É impossível falar sobre O Som e a Fúria sem um mínimo contexto histórico, afinal Faulkner se esmerava em reproduzir em seus romances a realidade do que vivia no Mississipi por volta de 1920. O sul dos Estados Unidos como cenário e fonte de suas criações lhe rendeu fama e também a criação inventiva de lugares particulares, criados e mantidos por si na literatura, onde suas leis e maneiras valeriam para retratar a vida real. Há inclusive mapas e descrições bastante detalhadas sobre as dependências e características desses condados e cidades. Como o condado de Yoknapatawpha County, Ikkemotubbe, na cidade de Jefferson, Mississipi, onde a aristocrática família Compson vivia.

A libertação dos negros, a subjugação feminina, a castração humana, o incesto, o clima pós-guerra, a ganância, a depressão de uma classe inteira que se montava em arrogância são temas costurados à narrativa de Faulkner que, num primeiro momento, pode ser erroneamente resumida em a “história de uma família”. Podemos afirmar que o grande personagem desta obra seja o tempo, o que lhe confere interesse universal.

“Mas isso seria uma solução simples demais para um Compson. Se não for complicado, não tem graça.”


SOBRE O TÍTULO

Faulkner foi muito além e trouxe também seu lado leitor na escolha do título. Referindo-se a um famoso solilóquio de MacBeth, de Shakespeare, podemos entender que com a falta de um clímax como núcleo do drama, somos levamos a ver a história toda sem o sentido da busca por um denominador central, assim como a passagem shakespeariana, O ato 5, cena 5 de Macbeth:

“Life’s but a walking shadow,
 A poor player that struts
 Frets his hour upon the stage
And then is heard no more:
It is a tale told by an idiot,
Full of sound and fury,
Signifying nothing”

Uma “história contada por um idiota”, no caso Benjy, através do qual a história dos Compsons abre o romance. A ideia pode ser estendida também para Quentin e Jason, cujas narrativas exibem suas próprias variedades de deficiência.
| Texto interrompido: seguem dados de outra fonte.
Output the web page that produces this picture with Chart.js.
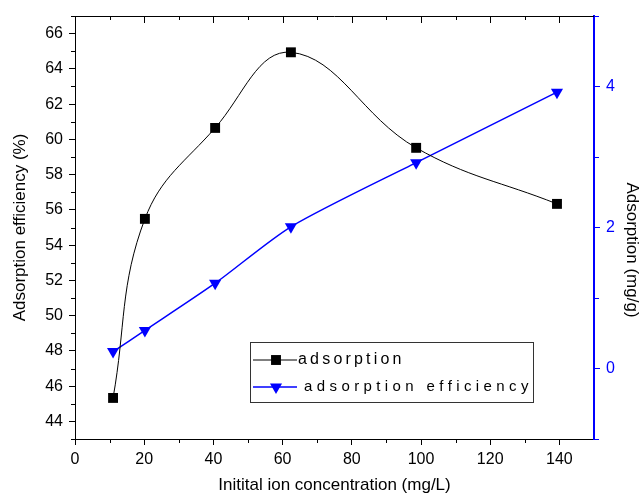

Fico imaginando os obstáculos que um livro como este possa ter enfrentado em 1929, quando foi lançado, já que hoje, mesmo depois de todo deconstrutivismo moderno e pós-moderno, ainda não conseguimos ouvir o som dessa fúria criativa com clareza. Gostamos da forma “começo-meio-e-fim”. Mas o que Faulkner propõe é um quebra-cabeças cujas peças são por vezes disformes e distintas. E cabe aqui um imenso elogio à tradução em língua portuguesa de Paulo Henriques Britto que beija o impecável e o impossível.

Em seu discurso do Prêmio Nobel de Literatura, Faulkner disse que as pessoas devem escrever sobre o que vêm do coração, verdades universais. Caso contrário, elas não significam nada.


SOBRE OUTRA EDIÇÃO ESPECIAL

Prevendo que muitos leitores poderiam ter dificuldades, Faulkner usou itálico em vários trechos para expressar a passagem do tempo e a confusão mental das personagens. Seu desejo era imprimir o livro com fontes e cores diferentes, mas a pouca tecnologia da época não pôde atender a vontade de Faulkner.

No entanto, a editora Folio Society reparou essa falta publicando uma edição especial e limitada do livro. Essa nova edição foi a primeira a publicar o livro impresso usando cores: 14 tons diferentes. O trabalho contou com a ajuda de dois especialistas na obra. Antes disso, apenas o site The Sound and the Fury tentou recriar a experiência de leitura dessa forma. Inclusive, esse site reúne diversos materiais para crítica e análise literária da obra.


ADAPTAÇÕES PRO CINEMA

The Sound and the Fury (2014) IMDB
Diretor: James Franco
Roteiristas: William Faulkner (novel), Matt Rager (roteiro)
Elenco: James Franco, Tim Blake Nelson, Scott Haze

A look at the trials and tribulations of the Compson family, living in the deep south during the early part of the 20th century.


The Sound and the Fury (1959) IMDB
Diretor: Martin Ritt
Roteiristas: William Faulkner (novel), Irving Ravetch & Harriet Frank Jr. (roteiro)
Elenco: Yul Brynner, Joanne Woodward, Margaret Leighton

Drama focusing on a family of Southern aristocrats who are trying to deal with the dissolution of their clan and the loss of its reputation, faith, fortunes and respect.